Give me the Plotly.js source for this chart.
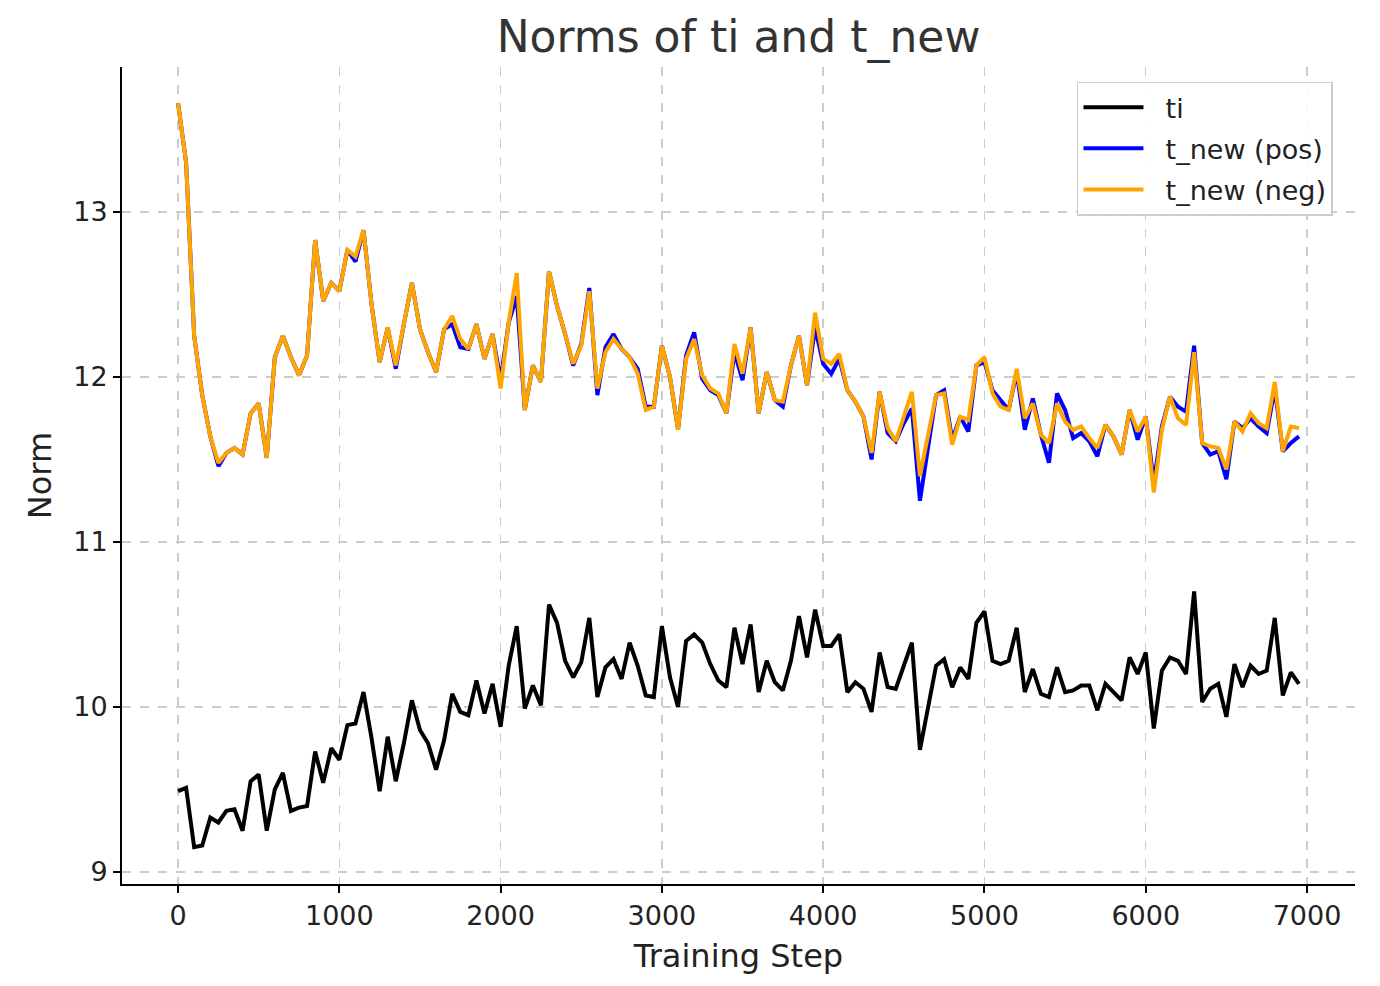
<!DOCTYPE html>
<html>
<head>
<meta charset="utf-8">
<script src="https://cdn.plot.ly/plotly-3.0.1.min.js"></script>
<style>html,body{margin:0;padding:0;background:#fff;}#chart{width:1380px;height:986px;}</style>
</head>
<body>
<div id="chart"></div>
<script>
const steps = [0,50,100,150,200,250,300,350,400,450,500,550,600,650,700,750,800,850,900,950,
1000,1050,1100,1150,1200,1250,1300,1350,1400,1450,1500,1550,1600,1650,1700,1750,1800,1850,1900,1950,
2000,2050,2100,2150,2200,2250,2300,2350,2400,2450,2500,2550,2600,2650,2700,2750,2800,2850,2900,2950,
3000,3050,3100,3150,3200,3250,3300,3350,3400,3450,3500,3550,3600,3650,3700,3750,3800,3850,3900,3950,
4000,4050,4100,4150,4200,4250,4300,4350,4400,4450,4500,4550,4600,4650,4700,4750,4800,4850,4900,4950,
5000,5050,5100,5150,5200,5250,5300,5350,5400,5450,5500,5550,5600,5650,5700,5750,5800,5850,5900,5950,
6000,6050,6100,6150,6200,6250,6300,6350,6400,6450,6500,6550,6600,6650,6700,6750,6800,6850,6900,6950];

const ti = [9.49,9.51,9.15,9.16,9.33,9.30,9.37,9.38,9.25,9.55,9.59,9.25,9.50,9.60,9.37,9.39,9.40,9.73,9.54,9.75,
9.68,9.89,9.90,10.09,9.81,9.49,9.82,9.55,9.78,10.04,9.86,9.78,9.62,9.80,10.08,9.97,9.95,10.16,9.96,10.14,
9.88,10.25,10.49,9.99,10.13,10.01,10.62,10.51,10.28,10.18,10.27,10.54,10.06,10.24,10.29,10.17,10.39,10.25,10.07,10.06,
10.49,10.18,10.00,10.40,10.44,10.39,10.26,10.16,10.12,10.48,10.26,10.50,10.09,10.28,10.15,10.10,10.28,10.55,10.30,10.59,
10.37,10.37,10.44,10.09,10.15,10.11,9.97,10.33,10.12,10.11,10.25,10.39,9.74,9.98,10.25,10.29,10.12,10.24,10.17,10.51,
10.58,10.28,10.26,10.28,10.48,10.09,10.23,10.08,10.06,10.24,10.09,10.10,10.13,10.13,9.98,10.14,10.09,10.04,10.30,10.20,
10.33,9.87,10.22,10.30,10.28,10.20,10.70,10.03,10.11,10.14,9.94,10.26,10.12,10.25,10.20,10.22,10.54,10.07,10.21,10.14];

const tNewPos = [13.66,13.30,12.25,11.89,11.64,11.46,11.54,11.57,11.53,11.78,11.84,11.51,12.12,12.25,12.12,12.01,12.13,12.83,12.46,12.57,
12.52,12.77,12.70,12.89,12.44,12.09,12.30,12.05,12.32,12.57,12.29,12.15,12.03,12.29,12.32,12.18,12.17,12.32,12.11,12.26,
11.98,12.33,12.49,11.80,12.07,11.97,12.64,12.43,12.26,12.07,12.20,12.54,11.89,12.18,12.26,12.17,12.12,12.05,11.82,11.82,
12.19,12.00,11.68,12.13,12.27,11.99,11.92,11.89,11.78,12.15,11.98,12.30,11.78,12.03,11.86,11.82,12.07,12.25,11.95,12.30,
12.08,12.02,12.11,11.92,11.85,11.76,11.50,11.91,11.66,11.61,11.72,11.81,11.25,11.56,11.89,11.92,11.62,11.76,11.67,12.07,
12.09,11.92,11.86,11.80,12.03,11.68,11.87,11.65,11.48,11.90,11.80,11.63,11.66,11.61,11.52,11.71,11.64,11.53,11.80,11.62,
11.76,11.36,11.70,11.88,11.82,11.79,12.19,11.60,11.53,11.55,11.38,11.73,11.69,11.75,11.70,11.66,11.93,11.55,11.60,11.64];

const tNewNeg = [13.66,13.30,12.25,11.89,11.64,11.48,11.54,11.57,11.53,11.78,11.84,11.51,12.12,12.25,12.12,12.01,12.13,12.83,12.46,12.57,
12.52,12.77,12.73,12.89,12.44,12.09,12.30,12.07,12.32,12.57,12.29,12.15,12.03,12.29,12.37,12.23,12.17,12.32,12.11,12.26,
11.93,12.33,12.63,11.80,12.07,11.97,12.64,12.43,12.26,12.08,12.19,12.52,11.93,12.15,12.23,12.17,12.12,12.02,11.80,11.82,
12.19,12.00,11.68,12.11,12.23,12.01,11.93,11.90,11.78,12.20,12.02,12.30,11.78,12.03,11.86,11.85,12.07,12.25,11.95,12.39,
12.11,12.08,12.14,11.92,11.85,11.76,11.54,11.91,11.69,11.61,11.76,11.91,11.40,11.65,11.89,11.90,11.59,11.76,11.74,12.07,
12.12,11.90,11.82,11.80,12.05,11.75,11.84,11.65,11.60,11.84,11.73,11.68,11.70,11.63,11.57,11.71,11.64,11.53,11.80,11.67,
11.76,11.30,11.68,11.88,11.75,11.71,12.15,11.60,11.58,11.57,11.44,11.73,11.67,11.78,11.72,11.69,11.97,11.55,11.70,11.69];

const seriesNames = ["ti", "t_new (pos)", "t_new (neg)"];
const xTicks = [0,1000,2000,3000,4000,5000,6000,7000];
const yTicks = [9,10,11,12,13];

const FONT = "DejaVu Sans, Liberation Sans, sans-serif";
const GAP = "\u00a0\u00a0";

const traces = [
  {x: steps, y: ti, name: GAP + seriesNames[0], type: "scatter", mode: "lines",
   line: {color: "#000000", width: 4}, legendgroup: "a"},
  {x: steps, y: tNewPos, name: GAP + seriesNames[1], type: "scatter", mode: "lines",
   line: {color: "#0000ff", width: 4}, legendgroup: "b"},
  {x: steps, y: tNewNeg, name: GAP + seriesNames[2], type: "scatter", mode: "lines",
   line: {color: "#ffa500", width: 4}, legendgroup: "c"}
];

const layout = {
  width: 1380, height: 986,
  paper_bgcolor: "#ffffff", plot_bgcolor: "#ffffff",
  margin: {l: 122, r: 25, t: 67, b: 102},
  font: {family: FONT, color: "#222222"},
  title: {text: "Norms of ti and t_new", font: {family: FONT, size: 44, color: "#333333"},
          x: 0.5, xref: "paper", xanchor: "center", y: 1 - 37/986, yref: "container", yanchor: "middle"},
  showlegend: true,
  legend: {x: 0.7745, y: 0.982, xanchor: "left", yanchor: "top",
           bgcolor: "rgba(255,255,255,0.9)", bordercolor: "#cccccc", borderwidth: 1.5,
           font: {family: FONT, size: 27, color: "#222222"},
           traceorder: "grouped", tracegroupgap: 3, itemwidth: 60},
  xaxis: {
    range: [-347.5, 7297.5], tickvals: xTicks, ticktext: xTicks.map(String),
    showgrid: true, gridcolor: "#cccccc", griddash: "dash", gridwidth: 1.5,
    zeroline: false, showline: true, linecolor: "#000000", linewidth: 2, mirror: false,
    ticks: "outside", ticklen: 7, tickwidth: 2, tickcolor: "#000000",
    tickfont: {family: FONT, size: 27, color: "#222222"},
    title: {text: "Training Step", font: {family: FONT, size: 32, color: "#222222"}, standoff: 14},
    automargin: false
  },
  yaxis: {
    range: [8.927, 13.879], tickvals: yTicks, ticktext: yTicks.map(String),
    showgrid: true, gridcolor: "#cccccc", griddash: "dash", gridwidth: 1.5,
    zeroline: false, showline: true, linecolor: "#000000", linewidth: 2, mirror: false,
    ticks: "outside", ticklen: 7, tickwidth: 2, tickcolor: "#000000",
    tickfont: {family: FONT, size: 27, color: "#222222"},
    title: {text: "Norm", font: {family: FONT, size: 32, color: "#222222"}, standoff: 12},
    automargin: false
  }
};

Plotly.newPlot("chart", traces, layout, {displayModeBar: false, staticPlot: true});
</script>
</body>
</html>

AIM >>
Copy each line above where the string "chart" occurs.

EXERCISE OUTPUT >>
Give me the Plotly.js source for this chart.
<style>html,body{margin:0;padding:0;background:#fff;}#chart{width:1380px;height:986px;}</style>
<div id="chart"></div>
Plotly.newPlot("chart", traces, layout, {displayModeBar: false, staticPlot: true});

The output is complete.